If his portfolio lost 50% which is possible, but unlikely,

Even Saul would [probably]tell you it’s quite likely at some point in time, presumably during a market downturn. I think he’d be the first to tell you we don’t know when but it’s coming.

That’s the nature of volatility.

If you can’t handle a 50% drop you shouldn’t be in these stocks, nor FB, AMZN, et al.

1 Like

Quick reply so as not to distract:

CMFAleeb: No, I agree, volatility is the friend of the intelligent investor and does not equate to risk.

Risk arises in this case because, primarily but not exclusively, the multiples are both arbitrary and therefore wide open to revision, and because many here think they are irrelevant anyway!
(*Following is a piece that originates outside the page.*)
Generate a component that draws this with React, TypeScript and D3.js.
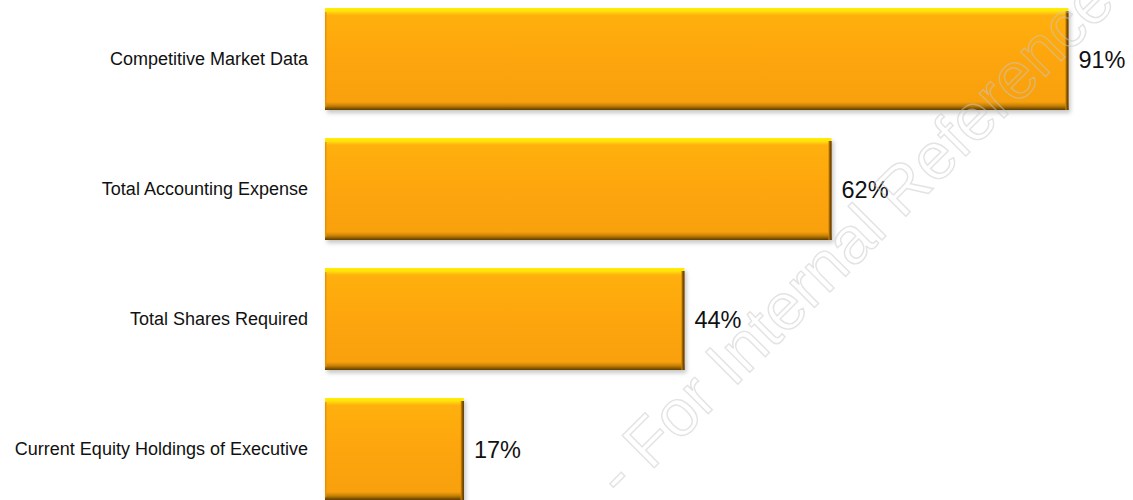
import React from "react";
import * as d3 from "d3";

const categories = [
  "Competitive Market Data",
  "Total Accounting Expense",
  "Total Shares Required",
  "Current Equity Holdings of Executive",
];
const values = [91, 62, 44, 17];
const valueLabels = ["91%", "62%", "44%", "17%"];

const W = 1133;
const H = 500;

export default function App() {
  const x = d3.scaleLinear().domain([0, 100]).range([325, 1142]);
  const y = d3
    .scaleBand<string>()
    .domain(categories)
    .range([-6, 514])
    .paddingInner(0.2154)
    .paddingOuter(0.1077);
  const bw = y.bandwidth();
  const font = "'Liberation Sans', Arial, Helvetica, sans-serif";

  return (
    <svg
      width={W}
      height={H}
      style={{ position: "absolute", left: 0, top: 0, background: "#fff" }}
      fontFamily={font}
    >
      <defs>
        <linearGradient id="barFill" x1="0" y1="0" x2="0" y2="1">
          <stop offset="0%" stopColor="#FFF000" />
          <stop offset="3%" stopColor="#FFE20A" />
          <stop offset="7%" stopColor="#FFB00E" />
          <stop offset="50%" stopColor="#FDA511" />
          <stop offset="92%" stopColor="#F8A10C" />
          <stop offset="96%" stopColor="#C47E05" />
          <stop offset="100%" stopColor="#5A3C00" />
        </linearGradient>
        <linearGradient id="rightEdge" x1="0" y1="0" x2="1" y2="0">
          <stop offset="0%" stopColor="#F5A00C" stopOpacity="0" />
          <stop offset="45%" stopColor="#A86A00" />
          <stop offset="100%" stopColor="#4A3000" />
        </linearGradient>
        <filter id="shadow" x="-5%" y="-10%" width="115%" height="130%">
          <feDropShadow dx="2" dy="3" stdDeviation="2" floodColor="#808080" floodOpacity="0.45" />
        </filter>
      </defs>

      {categories.map((c, i) => {
        const y0 = y(c)!;
        const x0 = x(0);
        const x1 = x(values[i]);
        return (
          <g key={c}>
            <rect
              x={x0}
              y={y0}
              width={x1 - x0}
              height={bw}
              fill="url(#barFill)"
              filter="url(#shadow)"
            />
            <rect x={x1 - 4} y={y0 + 3} width={4} height={bw - 3} fill="url(#rightEdge)" />
            <rect x={x0} y={y0 + 4} width={1.5} height={bw - 7} fill="#E38F00" opacity={0.8} />
            <text
              x={x0 - 17}
              y={y0 + bw / 2}
              textAnchor="end"
              dominantBaseline="central"
              fontSize={18}
              fill="#111"
            >
              {c}
            </text>
            <text
              x={x1 + 10}
              y={y0 + bw / 2 + 1}
              dominantBaseline="central"
              fontSize={23.5}
              fill="#111"
            >
              {valueLabels[i]}
            </text>
          </g>
        );
      })}

      <text
        transform="translate(622,500) rotate(-45)"
        fontSize={66}
        fill="none"
        stroke="#c8c8c8"
        strokeWidth={1.4}
        strokeOpacity={0.5}
      >
        - For Internal Reference
      </text>
    </svg>
  );
}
The momentum is therefore glorious and, er, long may it last.

Saul: Understood, but they enable you to ask, ever so slightly disingenuously (!) ‘What bull market?’. I reply ‘This one!’.

We have each selected our own racehorses. But the average speed an assortment of cart-horses, eventers, hacks and ponies would go round the course is of little interest. They are a much quieter ride and suitable for less-experienced jockeys.

1 Like

Quick one: my last line was incomplete. Nor only the less-experienced but many other kinds of investor too, including me. I would not part with the dear old Shire horse (the S&P) which I bought down to the bottom in '07-'09 for anything.

Strelna,

“For the record, SPY is up 25% plus the yield and QQQ is up 49% plus the yield over the same period.”

How did you come up with these %? I’m not getting the same thing. Are you calculating based on 12 months or YTD? This is what I come up with using closing figures for 12/31/17 & 07/27/18:

ETF 12/31/17 07/27/18 % inc/decr

SPY 266.86 281.42 5.45%
QQQ 155.76 177.62 14.03%

Or maybe I’m just misunderstanding you both? lol.